No Brasil, a ausência de reflexão e discussões mais amplas acerca do tema acabam, na avaliação da senadora Regina Sousa (PT-PI), sendo um ambiente propício para a permanência e manutenção da intolerância e da violência, enfraquecendo o combate ao preconceito, ao abuso sexual infantil e à violência contra a população LGBT (Lésbicas, Gays, Bissexuais, Travestis, Transexuais e Transgêneros) e, principalmente, contra a mulher.
“O menino cresce vendo o pai bater na mãe e acha que isso é normal; que crime é só bater na mulher dos outros. Nós precisamos ensinar a esse menino que violência contra todas as mulheres é crime, antes que ele cometa a primeira agressão”, apontou a senadora.
Foi homologada, em dezembro de 2017, a Base Nacional Comum Curricular (BNCC) – instrumento norteador dos estudantes da educação básica do País.
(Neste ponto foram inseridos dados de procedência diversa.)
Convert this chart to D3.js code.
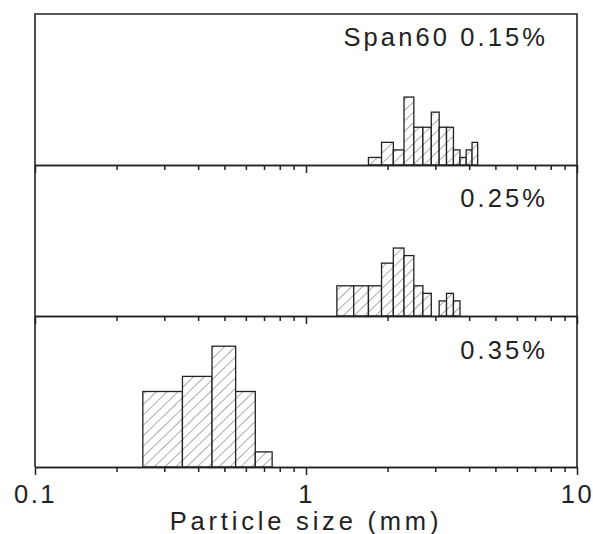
<!DOCTYPE html>
<html>
<head>
<meta charset="utf-8">
<script src="https://cdn.jsdelivr.net/npm/d3@7"></script>
<style>
  body { margin: 0; background: #fff; }
  svg { display: block; font-family: "Liberation Sans", Arial, sans-serif; }
</style>
</head>
<body>
<div id="chart"></div>
<script>
// histogram data, one panel per Span60 concentration (bin edges in mm, counts)
const panelLabels = ['Span60 0.15%', '0.25%', '0.35%'];

const edges015 = [1.7, 1.9, 2.1, 2.3, 2.5, 2.7, 2.9, 3.1, 3.3, 3.5, 3.7, 3.9, 4.1, 4.3];
const counts015 = [1, 3, 2, 9, 5, 5, 7, 5, 5, 2, 1, 2, 3];

const edges025 = [1.3, 1.5, 1.7, 1.9, 2.1, 2.3, 2.5, 2.7, 2.9, 3.1, 3.3, 3.5, 3.7];
const counts025 = [4, 4, 4, 7, 9, 8, 4, 3, 0, 2, 3, 2];

const edges035 = [0.25, 0.35, 0.45, 0.55, 0.65, 0.75];
const counts035 = [10, 12, 16, 10, 2];

const majorTicks = [0.1, 1, 10];
const minorTicks = [0.2, 0.3, 0.4, 0.5, 0.6, 0.7, 0.8, 0.9, 2, 3, 4, 5, 6, 7, 8, 9];
const xTitle = 'Particle size (mm)';

// layout
const width = 593, height = 534;
const plotLeft = 35, plotRight = 577, plotTop = 14, panelH = 151;
const labelOffsets = [32, 42, 43];
const ink = '#222';

const svg = d3.select('#chart').append('svg')
    .attr('width', width)
    .attr('height', height);

// hatch pattern for the bars
const defs = svg.append('defs');
const hatch = defs.append('pattern')
    .attr('id', 'hatch')
    .attr('patternUnits', 'userSpaceOnUse')
    .attr('width', 7.5)
    .attr('height', 10)
    .attr('patternTransform', 'rotate(46)');
hatch.append('rect')
    .attr('width', 7.5).attr('height', 10)
    .attr('fill', '#fff');
hatch.append('line')
    .attr('x1', 0).attr('y1', 0)
    .attr('x2', 0).attr('y2', 10)
    .attr('stroke', '#444')
    .attr('stroke-width', 0.9);

const x = d3.scaleLog()
    .domain([0.1, 10])
    .range([plotLeft, plotRight]);

const panels = [
    { edges: edges015, counts: counts015 },
    { edges: edges025, counts: counts025 },
    { edges: edges035, counts: counts035 }
];

panels.forEach((p, i) => {
    const y0 = plotTop + i * panelH;
    const y1 = y0 + panelH;
    const y = d3.scaleLinear().domain([0, 20]).range([y1, y0]);

    const bins = p.counts.map((c, j) => ({ x0: p.edges[j], x1: p.edges[j + 1], n: c }));

    const g = svg.append('g');

    g.selectAll('rect.bar')
        .data(bins.filter(b => b.n > 0))
        .join('rect')
        .attr('class', 'bar')
        .attr('x', d => x(d.x0))
        .attr('width', d => x(d.x1) - x(d.x0))
        .attr('y', d => y(d.n))
        .attr('height', d => y(0) - y(d.n))
        .attr('fill', 'url(#hatch)')
        .attr('stroke', ink)
        .attr('stroke-width', 1.3);

    // panel label
    g.append('text')
        .attr('x', 548)
        .attr('y', y0 + labelOffsets[i])
        .attr('text-anchor', 'end')
        .attr('font-size', 25.5)
        .attr('letter-spacing', 3.1)
        .attr('fill', ink)
        .text(panelLabels[i]);

    // bottom axis of the panel: minor and major ticks
    const isLast = i === panels.length - 1;
    const minorAxis = d3.axisBottom(x)
        .tickValues(minorTicks)
        .tickSize(5)
        .tickSizeOuter(0)
        .tickFormat('');
    const majorAxis = d3.axisBottom(x)
        .tickValues(majorTicks)
        .tickSize(8)
        .tickSizeOuter(0)
        .tickPadding(10)
        .tickFormat(isLast ? d3.format('') : '');

    [minorAxis, majorAxis].forEach(ax => {
        const a = g.append('g')
            .attr('transform', `translate(0,${y1})`)
            .call(ax);
        a.select('.domain').attr('stroke', ink).attr('stroke-width', 1.6);
        a.selectAll('.tick line').attr('stroke', ink).attr('stroke-width', 1.5);
        a.selectAll('.tick text')
            .attr('font-size', 25.5)
            .attr('letter-spacing', 2.5)
            .attr('fill', ink)
            .attr('font-family', '"Liberation Sans", Arial, sans-serif');
    });
});

// frame: top, left and right borders
const plotBottom = plotTop + panels.length * panelH;
svg.append('path')
    .attr('d', `M${plotLeft},${plotBottom}V${plotTop}H${plotRight}V${plotBottom}`)
    .attr('fill', 'none')
    .attr('stroke', ink)
    .attr('stroke-width', 1.6);

// x axis title
svg.append('text')
    .attr('x', x(1))
    .attr('y', 530)
    .attr('text-anchor', 'middle')
    .attr('font-size', 25.5)
    .attr('letter-spacing', 3.8)
    .attr('fill', ink)
    .text(xTitle);
</script>
</body>
</html>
Com a justificativa de que a temática de gênero provocara muita controvérsia – tanto na tramitação do Plano Nacional de Educação, quanto da BNCC – o Ministério da Educação (MEC) decidiu suprimir os termos “gênero” e “orientação sexual” do documento.
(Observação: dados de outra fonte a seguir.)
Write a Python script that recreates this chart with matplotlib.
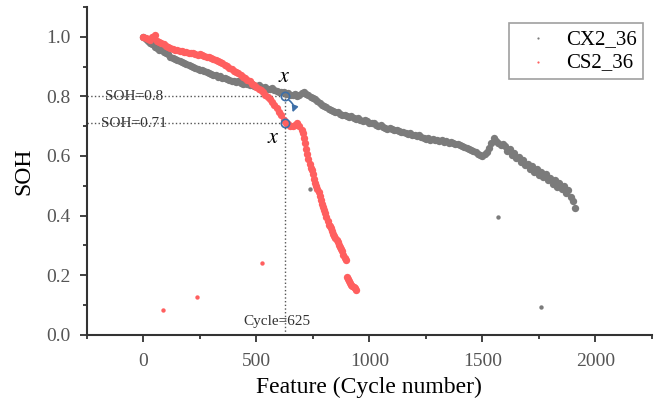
import matplotlib.pyplot as plt
from matplotlib.ticker import FormatStrFormatter, MultipleLocator

plt.rcParams["font.family"] = ["Liberation Serif", "DejaVu Serif"]
plt.rcParams["mathtext.fontset"] = "stix"

# ==========================================================
# DATA
# ==========================================================

# CX2_36 battery: cycle number / state of health
cx2_cycle = [
    0, 10, 20, 30, 40, 50, 60, 70, 80, 90,
    100, 110, 120, 130, 140, 150, 160, 170, 180, 190,
    200, 210, 220, 230, 240, 250, 260, 270, 280, 290,
    300, 310, 320, 330, 340, 350, 360, 370, 380, 390,
    400, 410, 420, 430, 440, 450, 460, 470, 480, 490,
    500, 510, 520, 530, 540, 550, 560, 570, 580, 590,
    600, 610, 620, 630, 640, 650, 660, 670, 680, 690,
    700, 710, 720, 730, 740, 750, 760, 770, 780, 790,
    800, 810, 820, 830, 840, 850, 860, 870, 880, 890,
    900, 910, 920, 930, 940, 950, 960, 970, 980, 990,
    1000, 1010, 1020, 1030, 1040, 1050, 1060, 1070, 1080, 1090,
    1100, 1110, 1120, 1130, 1140, 1150, 1160, 1170, 1180, 1190,
    1200, 1210, 1220, 1230, 1240, 1250, 1260, 1270, 1280, 1290,
    1300, 1310, 1320, 1330, 1340, 1350, 1360, 1370, 1380, 1390,
    1400, 1410, 1420, 1430, 1440, 1450, 1460, 1470, 1480, 1490,
    1500, 1510, 1520, 1530, 1540, 1550, 1560, 1570, 1580, 1590,
    1600, 1610, 1620, 1630, 1640, 1650, 1660, 1670, 1680, 1690,
    1700, 1710, 1720, 1730, 1740, 1750, 1760, 1770, 1780, 1790,
    1800, 1810, 1820, 1830, 1840, 1850, 1860, 1870, 1880, 1890,
    1900, 1910,
]
cx2_soh = [
    1.000, 0.992, 0.985, 0.978, 0.974, 0.966, 0.963, 0.957, 0.955, 0.950,
    0.946, 0.941, 0.932, 0.928, 0.926, 0.921, 0.918, 0.914, 0.912, 0.907,
    0.905, 0.903, 0.898, 0.895, 0.893, 0.888, 0.890, 0.884, 0.880, 0.879,
    0.876, 0.873, 0.872, 0.866, 0.868, 0.862, 0.860, 0.857, 0.855, 0.852,
    0.851, 0.848, 0.850, 0.846, 0.843, 0.846, 0.840, 0.838, 0.841, 0.836,
    0.834, 0.838, 0.832, 0.829, 0.833, 0.826, 0.824, 0.828, 0.821, 0.818,
    0.816, 0.813, 0.815, 0.809, 0.812, 0.806, 0.804, 0.808, 0.801, 0.805,
    0.811, 0.815, 0.808, 0.803, 0.799, 0.794, 0.790, 0.786, 0.779, 0.772,
    0.768, 0.765, 0.757, 0.754, 0.750, 0.746, 0.748, 0.742, 0.739, 0.736,
    0.734, 0.730, 0.733, 0.727, 0.725, 0.728, 0.722, 0.719, 0.721, 0.716,
    0.712, 0.709, 0.711, 0.705, 0.702, 0.704, 0.698, 0.695, 0.692, 0.694,
    0.689, 0.686, 0.688, 0.683, 0.680, 0.682, 0.677, 0.675, 0.678, 0.672,
    0.670, 0.667, 0.669, 0.664, 0.662, 0.658, 0.660, 0.655, 0.657, 0.652,
    0.654, 0.650, 0.652, 0.647, 0.649, 0.645, 0.648, 0.642, 0.639, 0.641,
    0.636, 0.633, 0.630, 0.627, 0.625, 0.621, 0.617, 0.612, 0.608, 0.604,
    0.600, 0.606, 0.613, 0.628, 0.645, 0.662, 0.650, 0.643, 0.636, 0.640,
    0.632, 0.618, 0.622, 0.602, 0.610, 0.592, 0.598, 0.580, 0.588, 0.570,
    0.574, 0.555, 0.566, 0.546, 0.556, 0.536, 0.548, 0.528, 0.538, 0.518,
    0.526, 0.506, 0.518, 0.496, 0.508, 0.488, 0.500, 0.476, 0.486, 0.462,
    0.450, 0.425,
]
cx2_outlier_cycle = [735, 1571, 1761]
cx2_outlier_soh = [0.490, 0.397, 0.094]

# CS2_36 battery: cycle number / state of health
cs2_cycle = [
    0, 10, 20, 30, 40, 50, 60, 70, 80, 90,
    100, 110, 120, 130, 140, 150, 160, 170, 180, 190,
    200, 210, 220, 230, 240, 250, 260, 270, 280, 290,
    300, 310, 320, 330, 340, 350, 360, 370, 380, 390,
    400, 410, 420, 430, 440, 450, 460, 470, 480, 490,
    500, 510, 520, 530, 540, 550, 560, 570, 580, 590,
    600, 610, 620, 630, 640, 650, 660, 670, 680, 690,
    700, 705, 710, 715, 720, 725, 730, 735, 740, 745,
    750, 755, 760, 765, 770, 775, 780, 785, 790, 795,
    800, 805, 810, 815, 820, 825, 830, 835, 840, 845,
    850, 855, 860, 865, 870, 875, 880, 885, 890, 895,
    900, 905, 910, 915, 920, 925, 930, 935, 940,
]
cs2_soh = [
    1.000, 0.997, 0.993, 0.990, 0.998, 1.005, 0.986, 0.982, 0.978, 0.975,
    0.970, 0.966, 0.962, 0.960, 0.957, 0.955, 0.953, 0.951, 0.949, 0.948,
    0.946, 0.944, 0.945, 0.942, 0.940, 0.941, 0.938, 0.936, 0.933, 0.932,
    0.928, 0.925, 0.922, 0.918, 0.915, 0.911, 0.906, 0.902, 0.896, 0.891,
    0.886, 0.881, 0.877, 0.872, 0.866, 0.861, 0.855, 0.850, 0.843, 0.838,
    0.832, 0.826, 0.820, 0.813, 0.806, 0.799, 0.790, 0.781, 0.771, 0.760,
    0.748, 0.737, 0.722, 0.712, 0.706, 0.701, 0.699, 0.703, 0.710, 0.700,
    0.688, 0.676, 0.660, 0.642, 0.625, 0.608, 0.590, 0.574, 0.560, 0.552,
    0.540, 0.524, 0.510, 0.500, 0.490, 0.478, 0.465, 0.452, 0.440, 0.430,
    0.420, 0.408, 0.395, 0.382, 0.370, 0.366, 0.360, 0.350, 0.340, 0.332,
    0.325, 0.318, 0.310, 0.302, 0.295, 0.288, 0.280, 0.268, 0.258, 0.250,
    0.195, 0.188, 0.180, 0.174, 0.168, 0.163, 0.160, 0.156, 0.152,
]
cs2_outlier_cycle = [88, 239, 527]
cs2_outlier_soh = [0.084, 0.128, 0.242]

# knee annotation
knee_cycle = 625
knee_soh_cx2 = 0.80
knee_soh_cs2 = 0.71

GRAY = "#7b7b7b"
RED = "#ff5f5f"
BLUE = "#3d6fa8"
GUIDE = "#555555"

# ==========================================================
# FIGURE
# ==========================================================

fig = plt.figure(figsize=(6.68, 4.05), dpi=100)
ax = fig.add_axes([0.130, 0.173, 0.846, 0.810])

ax.scatter(cx2_cycle, cx2_soh, s=28, color=GRAY, linewidths=0, label="CX2_36", zorder=2)
ax.scatter(cx2_outlier_cycle, cx2_outlier_soh, s=10, color=GRAY, linewidths=0, zorder=2)
ax.scatter(cs2_cycle, cs2_soh, s=28, color=RED, linewidths=0, label="CS2_36", zorder=3)
ax.scatter(cs2_outlier_cycle, cs2_outlier_soh, s=10, color=RED, linewidths=0, zorder=3)

# dotted guide lines
ax.plot([-250, knee_cycle], [knee_soh_cx2, knee_soh_cx2], ls=":", lw=1, color=GUIDE, zorder=1)
ax.plot([-250, knee_cycle], [knee_soh_cs2, knee_soh_cs2], ls=":", lw=1, color=GUIDE, zorder=1)
ax.plot([knee_cycle, knee_cycle], [0, knee_soh_cx2], ls=":", lw=1, color=GUIDE, zorder=1)

ax.text(-40, knee_soh_cx2, "SOH=0.8", ha="center", va="center", fontsize=11, color="#333333")
ax.text(-40, knee_soh_cs2, "SOH=0.71", ha="center", va="center", fontsize=11, color="#333333")
ax.text(593, 0.045, "Cycle=625", ha="center", va="center", fontsize=11, color="#333333")

# marked points + curved arrow
ax.plot([knee_cycle, knee_cycle], [knee_soh_cx2, knee_soh_cs2], "o", mfc="none",
        mec=BLUE, ms=6, mew=1.2, zorder=4)
ax.annotate("", xy=(655, 0.738), xytext=(634, 0.792),
            arrowprops=dict(arrowstyle="-|>", color=BLUE, lw=1.2,
                            connectionstyle="arc3,rad=-0.5", mutation_scale=9),
            zorder=4)
ax.text(625, 0.862, "$x$", ha="center", va="center", fontsize=16)
ax.text(575, 0.660, "$x$", ha="center", va="center", fontsize=16)

# axes styling
ax.set_xlim(-250, 2250)
ax.set_ylim(0, 1.1)
ax.xaxis.set_major_locator(MultipleLocator(500))
ax.xaxis.set_minor_locator(MultipleLocator(250))
ax.yaxis.set_major_locator(MultipleLocator(0.2))
ax.yaxis.set_minor_locator(MultipleLocator(0.1))
ax.yaxis.set_major_formatter(FormatStrFormatter("%.1f"))

for side in ["top", "right"]:
    ax.spines[side].set_visible(False)
for side in ["left", "bottom"]:
    ax.spines[side].set_linewidth(1.5)
    ax.spines[side].set_color("#333333")

ax.tick_params(which="major", direction="out", length=5, width=1.3,
               color="#333333", labelsize=14, labelcolor="#555555")
ax.tick_params(axis="x", which="major", pad=8)
ax.tick_params(axis="y", which="major", pad=7)
ax.tick_params(which="minor", direction="out", length=3, width=1.3, color="#333333")

ax.set_xlabel("Feature (Cycle number)", fontsize=17, labelpad=5)
ax.set_ylabel("SOH", fontsize=17)
ax.yaxis.set_label_coords(-0.092, 0.5)

leg = ax.legend(loc="upper right", bbox_to_anchor=(643 / 668, 382 / 405),
                bbox_transform=fig.transFigure, fontsize=15, frameon=True,
                fancybox=False, edgecolor="#888888", borderaxespad=0,
                markerscale=0.3, scatterpoints=1, handlelength=2.2,
                handletextpad=0.25, borderpad=0.3, labelspacing=0.2)
leg.get_frame().set_linewidth(1.2)

fig.savefig("out.png", dpi=100)
plt.close(fig)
A decisão do MEC contrasta com o resultado de pesquisa realizada pelo Ibope encomendada pela ONG Católicas pelo Direito de Decidir. No levantamento, realizado em fevereiro de 2017, 68% dos entrevistados concordam com a discussão da igualdade entre homens e mulheres na escola. Somados aos que concordam parcialmente, este número cresce para 84%. Na mesma pesquisa, a abordagem da sexualidade no ambiente escolar é totalmente aprovada por 54% dos entrevistados. Se somados aqueles cujo apoio é parcial à iniciativa, chega-se a 62% do total. Apenas 9% acreditam que a escola não deve ministrar aulas de educação sexual.
“A gente tem uma sociedade bastante conservadora na representação, mas o que se vê na pesquisa é o contrário – a maioria da população acha que as crianças devem ter informações sobre o exercício da sua sexualidade, sobre uso de anticoncepcionais, sobre a violência contra a mulher e sobre a questão LGBT. E o que é apresentado pelos nossos representantes é uma visão retrógrada e contrária a tudo isso. A gente vê que a população avança e no Congresso não se consegue pautar esses temas”, aponta Rosangela Talib, coordenadora da ONG Católicas Pelo Direito de Decidir.
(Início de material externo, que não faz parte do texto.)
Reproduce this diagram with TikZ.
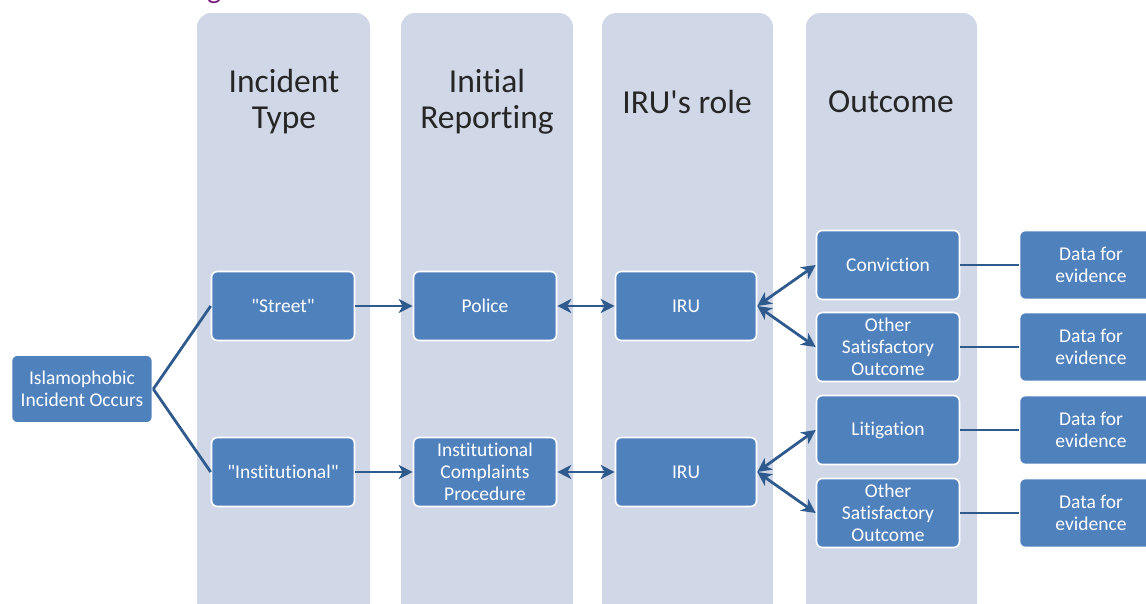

Já a Pesquisa Nacional de Saúde do Escolar (Pense), realizada em 2015, com adolescentes do 9° ano do Ensino Fundamental sexualmente ativos, revelou a importância do aprofundamento da educação sexual no ambiente escolar nacional. No levantamento 33,8% dos alunos disseram não ter usado camisinha na última relação sexual. Apesar disso, sete em cada dez afirmaram ter recebido informação a respeito na escola.
Para a psiquiatra e criadora do Programa de Estudos em Sexualidade da Universidade de São Paulo (USP), Carmita Abdo, os ensinamentos sobre o tema devem começar em casa, de forma gradativa. “A melhor educação é aquela que se desenvolve na família e que consegue acompanhar o interesse da criança pela sexualidade e as respostas devem ser as mais acessíveis possíveis para cada faixa etária”, diz.
A Organização das Nações Unidas (ONU) tem, há quase dez anos, um guia técnico para apoiar as políticas públicas dos países no desenho de currículos precisos e apropriados à idade correspondente, envolvendo crianças e jovens de 5 a 18 anos.
Com base em uma análise das melhores práticas no mundo, o guia mostra que a educação em sexualidade ajuda os jovens a se tornar mais responsáveis em sua atitude e comportamento no que se refere à saúde sexual e reprodutiva. Também é essencial no combate à evasão escolar de meninas provocada por gravidez ou casamento precoce.
De acordo com a UNESCO, a educação em sexualidade é necessária uma vez que, em algumas partes do mundo, duas em cada três meninas dizem não ter ideia do que acontece com seu corpo quando começam a menstruar, e as complicações no parto são a segunda causa de morte entre meninas de 15 a 19 anos.